Schools are beginning to use induction loop systems or “hearing loops” more frequently. There is a growing movement, in fact, to make them standard in large public venues, such as performing arts centers and airports, where people need to hear broadcast sound. Hearing loops typically circle the periphery of a classroom or public space, and work on electromagnetic signals that connect with the teacher, speaker, or performer’s microphone and audio system. This enables state-of-the-art hearing aids and cochlear implants to pick up the sounds coming from the microphone without the unwanted background noise.
FM systems are wireless audio systems designed to help people hear speech better in noisy environments. Working as a standalone system—or in conjunction with your child’s hearing aids, cochlear implant, or other auditory management technology—FM systems help children with any degree of hearing loss. In fact, research shows that having FM systems in the classroom benefits all students, even those without hearing loss.

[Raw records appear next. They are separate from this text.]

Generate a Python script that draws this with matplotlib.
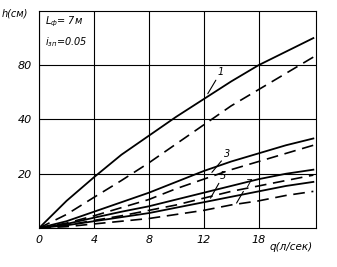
import numpy as np
import matplotlib
matplotlib.use("Agg")
import matplotlib.pyplot as plt

# ========== DATA ==========
q = [0, 2, 4, 6, 8, 10, 12, 14, 16, 18, 20]

h1_solid = [0, 10, 18.7, 27, 34, 41, 47.5, 54, 60, 65, 70]
h1_dash = [0, 5, 11.3, 17.5, 24, 31, 38, 45, 51, 57, 63]

h3_solid = [0, 2.5, 6, 9.5, 13, 17, 21, 24.5, 27.5, 30.5, 33]
h3_dash = [0, 1.8, 4.5, 7.5, 10.5, 14.5, 18, 21.5, 24.5, 27.5, 30.5]

h5_solid = [0, 1.5, 3.8, 6, 8, 10.5, 13, 15.5, 18, 20, 21.5]
h5_dash = [0, 1, 2.8, 4.5, 6.5, 8.5, 11, 13.5, 15.5, 17.5, 19.5]

h7_solid = [0, 1, 2.5, 4, 5.5, 7.5, 9.5, 11.5, 13.5, 15.5, 17]
h7_dash = [0, 0.5, 1.5, 2.5, 3.5, 5, 6.5, 8.5, 10, 12, 13.5]

x_ticks = [0, 4, 8, 12, 16]
x_labels = ["0", "4", "8", "12", "18"]
y_ticks = [20, 40, 60]
y_labels = ["20", "40", "80"]

curve_labels = ["1", "3", "5", "7"]
label_pos = [(13.0, 55.5), (13.5, 25.5), (13.2, 17.5), (15.0, 14.5)]
leader_from = [(12.3, 49.5), (12.6, 20.5), (12.5, 11.0), (14.4, 9.2)]

# ========== PLOT ==========
fig = plt.figure(figsize=(3.37, 2.67), dpi=100)
ax = fig.add_axes([0.116, 0.146, 0.822, 0.813])

dash = (0, (7, 4))
for s, d in [(h1_solid, h1_dash), (h3_solid, h3_dash),
             (h5_solid, h5_dash), (h7_solid, h7_dash)]:
    ax.plot(q, s, color="black", lw=1.3)
    ax.plot(q, d, color="black", lw=1.2, linestyle=dash)

ax.set_xlim(0, 20.2)
ax.set_ylim(0, 80)
ax.set_xticks(x_ticks)
ax.set_xticklabels(x_labels, fontstyle="italic", fontsize=8)
ax.set_yticks(y_ticks)
ax.set_yticklabels(y_labels, fontstyle="italic", fontsize=8)
ax.tick_params(length=0, pad=5)
ax.grid(True, color="black", lw=0.8)
for sp in ax.spines.values():
    sp.set_linewidth(0.8)

for lab, (tx, ty), (fx, fy) in zip(curve_labels, label_pos, leader_from):
    ax.annotate(lab, xy=(fx, fy), xytext=(tx, ty), fontsize=7,
                fontstyle="italic", ha="left", va="bottom",
                arrowprops=dict(arrowstyle="-", color="black", lw=0.8,
                                shrinkA=0, shrinkB=0))

fig.text(0.006, 0.94, "h(см)", fontsize=7, fontstyle="italic")
ax.text(0.4, 76, "$L_ф$= 7м", fontsize=7, fontstyle="italic", va="center")
ax.text(0.4, 68.5, "$i_{зп}$=0.05", fontsize=7, fontstyle="italic", va="center")
fig.text(0.80, 0.065, "q(л/сек)", fontsize=7.5, fontstyle="italic")

fig.savefig("out.png", dpi=100)
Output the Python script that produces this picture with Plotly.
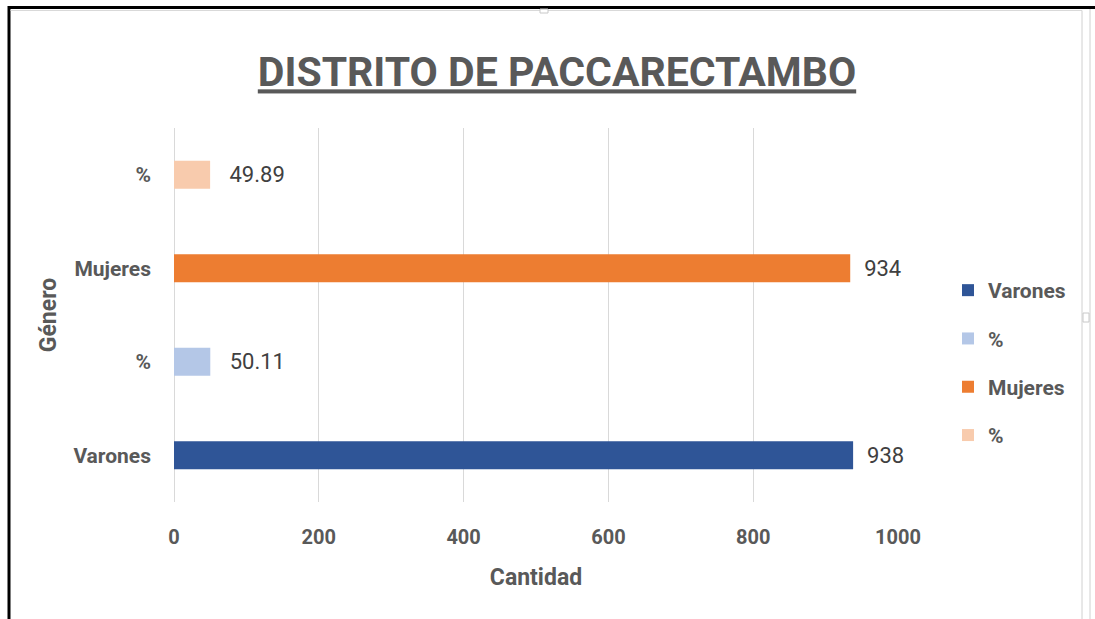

Remote microphone hearing assistance technology (HAT) delivers the speech signal from the microphone to other audio devices so your child can have easier access to what the teacher is saying. HAT devices can bring the speech and sound signals from the microphone to your child in a number of ways:
Directly to your child’s hearing aid, cochlear implant or other hearing device via a hearing loop;
Directly to your child’s hearing aid, cochlear implant or other hearing device via a wireless receiver that your child wears;
To a strategically positioned loudspeaker that benefits your child and others in the room;
To a single, personal loudspeaker close to your child.
IV . Conclusion
There isn’t a moment to waste. The earlier your child is tested, diagnosed and treated for any hearing loss, the greater their chances of realizing their full academic potential. Early intervention gives your child their best chance of being able to attend mainstream schools, develop their best speech and language skills and generally lead a happy and confident schooling life.
Remember: You are not alone. These professionals have gone through this many times before with parents just like you who want to do the very best for their children. The important step is setting up that initial meeting with the multidisciplinary team in order to put the best plan in place for your child.